If you are processing files transferred through FTP routine – work as you normally process it on the spectrometer computer. If you are working with zipped files – unzip it first.
If you are using Mest-Rec nmr processing software
- Open folder 1 in Mest-Rec 1D or 2D processing application and then highlight the fid file in folder 1, if a 2D exp file is opened then highlight the ser file which is the serial set of files for the 2D nmr experiment.
- Then process the raw data.
- To attach the acquisition info (i.e. exp. name, date, ns, sw, etc) you need to open the folder 1 again outside of Mest-Rec and go to the subfolder in 1 called pdata. Click on it and double click on the file called parm. It will probably open in MS NOTEPAD. Highlight the text file info you want to put on your spectrum and copy it to clipboard (i.e. ctrl C).
- Go back to your spectrum in Mest-Rec and click the A icon on the menu bar and do a paste (i.e. ctrl v) to right, center or left of the spectrum.
If you are processing files from AV300 or AV400inv using XWIN-NMR, you can print your files from XWIN-NMR or XWIN-PLOT. If you are processing files from AV400dir or AV600cp using XWIN-NMR, you can print your files from XWIN-PLOT only.
Referencing proton and carbon spectra should be done by using chemical shift of residual protons and chemical shift of 13C respectively from the solvent used to dissolve your sample. We recommend using the Table from Cambridge Isotope Laboratories [PDF] for the exact numbers. Referencing spectra of other nucleus should be done by using correspondent standard. We are currently using CH3NO2 (set at 0 ppm) or 15NH415NO3 (set at 0 ppm for NH4) for 15N NMR; CFCl3 (set at 0 ppm) or trifluoroacetic acid (set at -78.5 ppm) for 19F NMR; 85% H3PO4 (set at 0 ppm) and triphenylphosphate (set at -16.4 ppm) for 31P NMR.
Bruker Avance 600
All new users of the NMR facility are required to take two 1.5 hr training sessions before being checked out by staff.

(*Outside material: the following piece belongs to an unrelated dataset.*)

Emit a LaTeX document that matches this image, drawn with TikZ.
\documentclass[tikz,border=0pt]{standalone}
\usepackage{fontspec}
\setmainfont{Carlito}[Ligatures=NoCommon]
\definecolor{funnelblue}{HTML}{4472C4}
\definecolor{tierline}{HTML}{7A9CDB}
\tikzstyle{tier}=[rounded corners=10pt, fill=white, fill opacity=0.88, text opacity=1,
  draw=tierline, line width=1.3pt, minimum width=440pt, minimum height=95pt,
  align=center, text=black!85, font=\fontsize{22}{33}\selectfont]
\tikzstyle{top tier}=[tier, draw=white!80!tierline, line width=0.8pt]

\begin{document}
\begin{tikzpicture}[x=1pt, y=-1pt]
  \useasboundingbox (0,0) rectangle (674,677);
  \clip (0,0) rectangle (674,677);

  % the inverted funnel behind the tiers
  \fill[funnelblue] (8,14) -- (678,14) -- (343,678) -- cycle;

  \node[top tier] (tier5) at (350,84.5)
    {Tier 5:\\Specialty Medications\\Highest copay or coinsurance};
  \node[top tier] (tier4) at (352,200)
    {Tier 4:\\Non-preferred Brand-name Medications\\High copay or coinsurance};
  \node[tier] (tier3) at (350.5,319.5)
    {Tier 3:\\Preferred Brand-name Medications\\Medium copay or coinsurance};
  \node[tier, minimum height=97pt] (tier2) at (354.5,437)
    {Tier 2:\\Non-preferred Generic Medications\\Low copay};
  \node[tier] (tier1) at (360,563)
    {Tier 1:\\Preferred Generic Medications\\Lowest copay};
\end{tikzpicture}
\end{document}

After a successful check-out, a username / password will be issued. Both INTRODUCTORY and ADVANCED sessions will be run on the AV300/400 spectrometers every few months.
Please sign up for these sessions on the posted sheet in B460 and/or by answering the email announcement. Students who sign up for these user training sessions should be ready to acquire and process NMR spectra as part of their research… otherwise procedures will be forgotten!!!

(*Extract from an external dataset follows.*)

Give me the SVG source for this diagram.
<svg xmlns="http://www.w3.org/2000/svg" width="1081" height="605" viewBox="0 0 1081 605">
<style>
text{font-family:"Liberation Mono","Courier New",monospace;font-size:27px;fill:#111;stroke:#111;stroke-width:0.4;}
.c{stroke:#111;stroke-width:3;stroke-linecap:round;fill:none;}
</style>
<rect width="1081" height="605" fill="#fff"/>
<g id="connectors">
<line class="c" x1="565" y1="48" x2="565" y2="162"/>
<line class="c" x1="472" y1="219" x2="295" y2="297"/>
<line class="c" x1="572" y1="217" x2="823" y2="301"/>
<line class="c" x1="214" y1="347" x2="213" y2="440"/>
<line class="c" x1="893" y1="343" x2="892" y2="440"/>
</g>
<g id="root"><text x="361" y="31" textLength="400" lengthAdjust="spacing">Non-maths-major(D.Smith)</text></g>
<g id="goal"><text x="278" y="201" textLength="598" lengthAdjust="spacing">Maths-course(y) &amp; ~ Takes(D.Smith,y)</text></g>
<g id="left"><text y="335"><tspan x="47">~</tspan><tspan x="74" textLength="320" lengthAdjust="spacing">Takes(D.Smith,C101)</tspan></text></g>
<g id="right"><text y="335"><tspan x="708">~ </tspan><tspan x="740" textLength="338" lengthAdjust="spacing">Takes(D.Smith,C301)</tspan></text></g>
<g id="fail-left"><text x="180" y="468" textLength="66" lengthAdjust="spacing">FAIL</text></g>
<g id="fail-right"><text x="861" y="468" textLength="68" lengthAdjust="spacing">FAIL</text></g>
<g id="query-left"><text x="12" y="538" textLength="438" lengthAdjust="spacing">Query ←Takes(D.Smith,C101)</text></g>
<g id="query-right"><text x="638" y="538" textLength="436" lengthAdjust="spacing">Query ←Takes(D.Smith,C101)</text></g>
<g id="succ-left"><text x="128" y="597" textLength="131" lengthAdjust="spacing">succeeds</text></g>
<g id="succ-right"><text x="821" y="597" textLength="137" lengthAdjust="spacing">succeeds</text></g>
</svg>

A basic understanding of FT NMR is essential. Good references to read over before sessions are found in chapters 1-3 of [REF 1] or the first chapter of [REF 2] or chapters 2-4 of [REF 3] ( See below). There will be copies of Ref 1 Chapter 3 in Rm. B460 just before scheduled training.

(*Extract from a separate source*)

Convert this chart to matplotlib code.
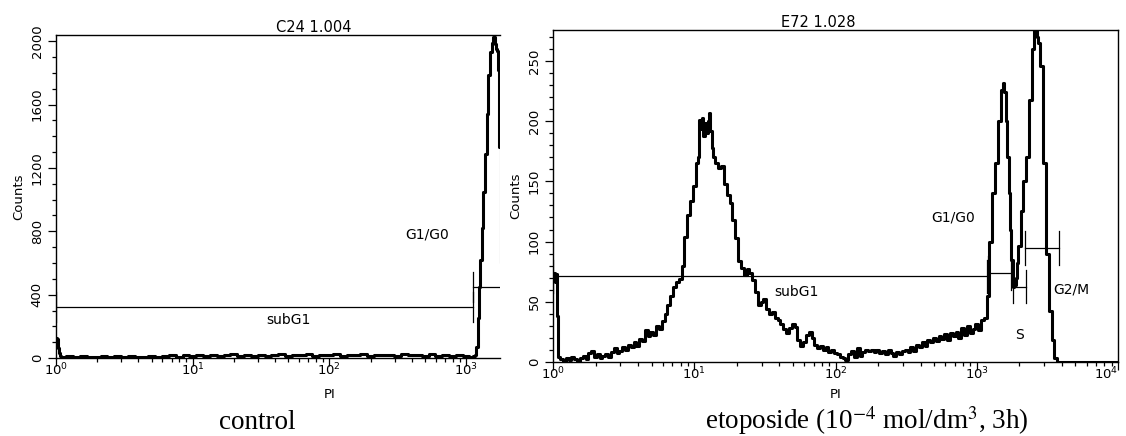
import matplotlib
matplotlib.use("Agg")
import matplotlib.pyplot as plt
from matplotlib.ticker import LogLocator, MultipleLocator, NullFormatter

W, H = 1126, 436

# control sample (C24): PI channel position (log10) and counts
ctrl_log = [0.000, 0.008, 0.016, 0.024, 0.032, 0.045,
            0.10, 0.15, 0.20, 0.25, 0.30, 0.35, 0.40, 0.45, 0.50, 0.55,
            0.60, 0.65, 0.70, 0.75, 0.80, 0.85, 0.90, 0.95, 1.00, 1.05,
            1.10, 1.15, 1.20, 1.25, 1.30, 1.35, 1.40, 1.45, 1.50, 1.55,
            1.60, 1.65, 1.70, 1.75, 1.80, 1.85, 1.90, 1.95, 2.00, 2.05,
            2.10, 2.15, 2.20, 2.25, 2.30, 2.35, 2.40, 2.45, 2.50, 2.55,
            2.60, 2.65, 2.70, 2.75, 2.80, 2.85, 2.90, 2.95, 3.00, 3.04,
            3.058, 3.070, 3.080, 3.090, 3.100, 3.110, 3.120, 3.130, 3.143,
            3.157, 3.170, 3.185, 3.195, 3.204, 3.212, 3.220, 3.230, 3.240,
            3.246, 3.26, 3.28]
ctrl_counts = [125, 118, 62, 30, 12, 8,
               14, 6, 11, 4, 9, 13, 5, 10, 7, 12,
               6, 9, 14, 8, 11, 16, 9, 18, 12, 20,
               14, 22, 10, 18, 24, 12, 20, 15, 22, 13,
               19, 25, 14, 21, 16, 23, 12, 20, 17, 24,
               13, 21, 18, 25, 14, 22, 16, 20, 12, 23,
               17, 21, 13, 24, 15, 20, 11, 18, 14, 9,
               10, 20, 70, 250, 450, 620, 820, 1050, 1290,
               1540, 1790, 1930, 1990, 2030, 1980, 1950, 1940, 1820,
               1330, 600, 150]

# etoposide sample (E72)
eto_log = [0.000, 0.008, 0.016, 0.024, 0.032, 0.040,
           0.06, 0.08, 0.10, 0.12, 0.14, 0.16, 0.18, 0.20, 0.22, 0.24,
           0.26, 0.28, 0.30, 0.32, 0.34, 0.36, 0.38, 0.40, 0.42, 0.44,
           0.46, 0.48, 0.50, 0.52, 0.54, 0.56, 0.58, 0.60, 0.62, 0.64,
           0.66, 0.68, 0.70, 0.72, 0.74, 0.76, 0.78, 0.80, 0.82, 0.84,
           0.86, 0.88, 0.90, 0.92, 0.94, 0.96, 0.98, 1.00, 1.02, 1.03,
           1.04, 1.05, 1.06, 1.07, 1.08, 1.09, 1.10, 1.11, 1.12, 1.13,
           1.14, 1.16, 1.18, 1.20, 1.22, 1.24, 1.26, 1.28, 1.30, 1.32,
           1.34, 1.36, 1.38, 1.40, 1.42, 1.44, 1.46, 1.48, 1.50, 1.52,
           1.54, 1.56, 1.58, 1.60, 1.62, 1.64, 1.66, 1.68, 1.70, 1.72,
           1.74, 1.76, 1.78, 1.80, 1.82, 1.84, 1.86, 1.88, 1.90, 1.92,
           1.94, 1.96, 1.98, 2.00, 2.02, 2.04, 2.06, 2.08, 2.10, 2.12,
           2.14, 2.16, 2.18, 2.20, 2.22, 2.24, 2.26, 2.28, 2.30, 2.32,
           2.34, 2.36, 2.38, 2.40, 2.42, 2.44, 2.46, 2.48, 2.50, 2.52,
           2.54, 2.56, 2.58, 2.60, 2.62, 2.64, 2.66, 2.68, 2.70, 2.72,
           2.74, 2.76, 2.78, 2.80, 2.82, 2.84, 2.86, 2.88, 2.90, 2.92,
           2.94, 2.96, 2.98, 3.00, 3.02, 3.04, 3.06, 3.08, 3.10, 3.12,
           3.14, 3.16, 3.18, 3.19, 3.20, 3.21, 3.22, 3.23, 3.24, 3.25,
           3.26, 3.27, 3.28, 3.29, 3.30, 3.32, 3.34, 3.36, 3.38, 3.40,
           3.41, 3.42, 3.43, 3.44, 3.46, 3.48, 3.50, 3.52, 3.54, 3.56,
           3.58, 4.00]
eto_counts = [70, 74, 66, 73, 38, 4,
              2, 0, 3, 1, 4, 2, 0, 3, 5, 2,
              7, 9, 4, 6, 3, 5, 6, 4, 8, 11,
              7, 9, 12, 10, 14, 12, 16, 13, 19, 17,
              26, 21, 25, 22, 30, 27, 34, 40, 47, 55,
              62, 66, 69, 80, 104, 122, 134, 146, 165, 170,
              201, 194, 203, 188, 199, 190, 200, 207, 192, 178,
              170, 165, 161, 163, 148, 139, 132, 118, 103, 84,
              78, 72, 77, 74, 68, 58, 47, 50, 52, 44,
              40, 41, 36, 35, 31, 27, 24, 28, 31, 29,
              18, 13, 16, 22, 25, 20, 14, 11, 13, 10,
              12, 8, 10, 7, 6, 4, 3, 1, 6, 9,
              4, 11, 5, 8, 10, 9, 10, 8, 10, 7,
              9, 6, 10, 7, 5, 8, 6, 9, 10, 8,
              12, 9, 14, 12, 16, 13, 18, 16, 20, 17,
              21, 19, 23, 18, 24, 21, 25, 20, 28, 22,
              30, 24, 27, 31, 26, 35, 36, 55, 100, 140,
              165, 200, 226, 232, 224, 200, 170, 140, 110, 85,
              62, 64, 70, 82, 96, 125, 150, 170, 218, 260,
              276, 282, 270, 265, 246, 165, 90, 42, 18, 3,
              0, 0]

# gates: start/end (log10 PI), level (counts), half bar height
ctrl_gate_start = [0.0, 3.048]
ctrl_gate_end = [3.048, 3.40]
ctrl_gate_level = [324, 450]
ctrl_gate_half = 95

eto_gate_start = [0.0, 3.080, 3.257, 3.342]
eto_gate_end = [3.070, 3.242, 3.349, 3.582]
eto_gate_level = [71, 74, 62.5, 94.5]
eto_gate_half = 14

pi_ticks = [1, 10, 100, 1000, 10000]


def px_axes(fig, x0, y0, x1, y1):
    return fig.add_axes([x0 / W, 1 - y1 / H, (x1 - x0) / W, (y1 - y0) / H])


def draw_gates(ax, starts, ends, levels, half):
    for a, b, lev in zip(starts, ends, levels):
        ax.plot([10 ** a, 10 ** b], [lev, lev], color="black", lw=0.9)
        for e in (a, b):
            ax.plot([10 ** e, 10 ** e], [lev - half, lev + half],
                    color="black", lw=0.9)


def style_axes(ax, ymajor, yminor):
    ax.set_xscale("log")
    ax.set_xticks(pi_ticks)
    ax.xaxis.set_minor_locator(LogLocator(base=10, subs=range(2, 10)))
    ax.xaxis.set_minor_formatter(NullFormatter())
    ax.yaxis.set_major_locator(MultipleLocator(ymajor))
    ax.yaxis.set_minor_locator(MultipleLocator(yminor))
    ax.tick_params(which="major", direction="out", length=5.8, width=0.9,
                   labelsize=9.5)
    ax.tick_params(which="minor", direction="out", length=2.9, width=0.9)
    ax.tick_params(axis="x", pad=-3)
    ax.tick_params(axis="y", labelrotation=90, pad=3)
    for lab in ax.get_yticklabels():
        lab.set_va("center")
    for s in ax.spines.values():
        s.set_linewidth(1.0)
    ax.set_ylabel("Counts", fontsize=9.5, labelpad=4)


fig = plt.figure(figsize=(W / 100, H / 100), dpi=100)

# left panel: control
ax1 = px_axes(fig, 56, 35, 500, 358)
ax1.plot([10 ** v for v in ctrl_log], ctrl_counts, drawstyle="steps-mid",
         color="black", lw=2.2)
draw_gates(ax1, ctrl_gate_start, ctrl_gate_end, ctrl_gate_level, ctrl_gate_half)
style_axes(ax1, 400, 100)
ax1.set_xlim(1, 10 ** 3.248)
ax1.set_ylim(0, 2040)
ax1.spines["right"].set_visible(False)
ax1.text(10 ** 2.714, 777, "G1/G0", ha="center", va="center", fontsize=10)
ax1.text(10 ** 1.701, 240, "subG1", ha="center", va="center", fontsize=10)

# right panel: etoposide
ax2 = px_axes(fig, 553, 30, 1118, 361.7)
ax2.plot([10 ** v for v in eto_log], eto_counts, drawstyle="steps-mid",
         color="black", lw=2.2)
draw_gates(ax2, eto_gate_start, eto_gate_end, eto_gate_level, eto_gate_half)
style_axes(ax2, 50, 10)
ax2.set_xlim(1, 1e4)
ax2.set_ylim(0, 276)
ax2.text(10 ** 2.832, 120, "G1/G0", ha="center", va="center", fontsize=10)
ax2.text(10 ** 1.727, 58, "subG1", ha="center", va="center", fontsize=10)
ax2.text(10 ** 3.306, 22, "S", ha="center", va="center", fontsize=10)
ax2.text(10 ** 3.545, 60, "G2/M", ha="left", va="center", fontsize=10)

# last tick label sits at the figure edge: keep it inside
fig.canvas.draw()
ax2.get_xticklabels()[-1].set_horizontalalignment("right")

# titles, axis names and captions
fig.text(314 / W, 1 - 27.7 / H, "C24 1.004", ha="center", va="center",
         fontsize=10.5)
fig.text(818 / W, 1 - 22.7 / H, "E72 1.028", ha="center", va="center",
         fontsize=10.5)
fig.text(330 / W, 1 - 395 / H, "PI", ha="center", va="center", fontsize=9.5)
fig.text(836 / W, 1 - 395 / H, "PI", ha="center", va="center", fontsize=9.5)
fig.text(257 / W, 1 - 429 / H, "control", ha="center", va="baseline",
         fontsize=19.5, family="Liberation Serif")
fig.text(867 / W, 1 - 429 / H, "etoposide (10$^{-4}$ mol/dm$^{3}$, 3h)",
         ha="center", va="baseline", fontsize=19.5, family="Liberation Serif",
         math_fontfamily="stix")

fig.savefig("out.png", dpi=100)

User Notes in PDF format are available for AV300, AV400, and AV600. These should help users go through the everyday routine on their own after the training sessions, as well as do more sophisticated experiments on all spectrometers.
1. Claridge,Timothy, ‘High-Resolution NMR Techniques in Organic Chemistry’, Pergamon Press 1999 Chapters 1-3. (a very good ref. text for the new NMR user!!)
2. Sanders, J. K. M., and Hunter, B. K., " ‘Modern NMR Spectroscopy’ A guide for Chemists”, 2nd Ed Oxford Press 1993 Chapter 1
3. Derome, A., ‘Modern NMR Techniques for Chemistry Research’ Pergamon Press 1987 Chapters 2-4.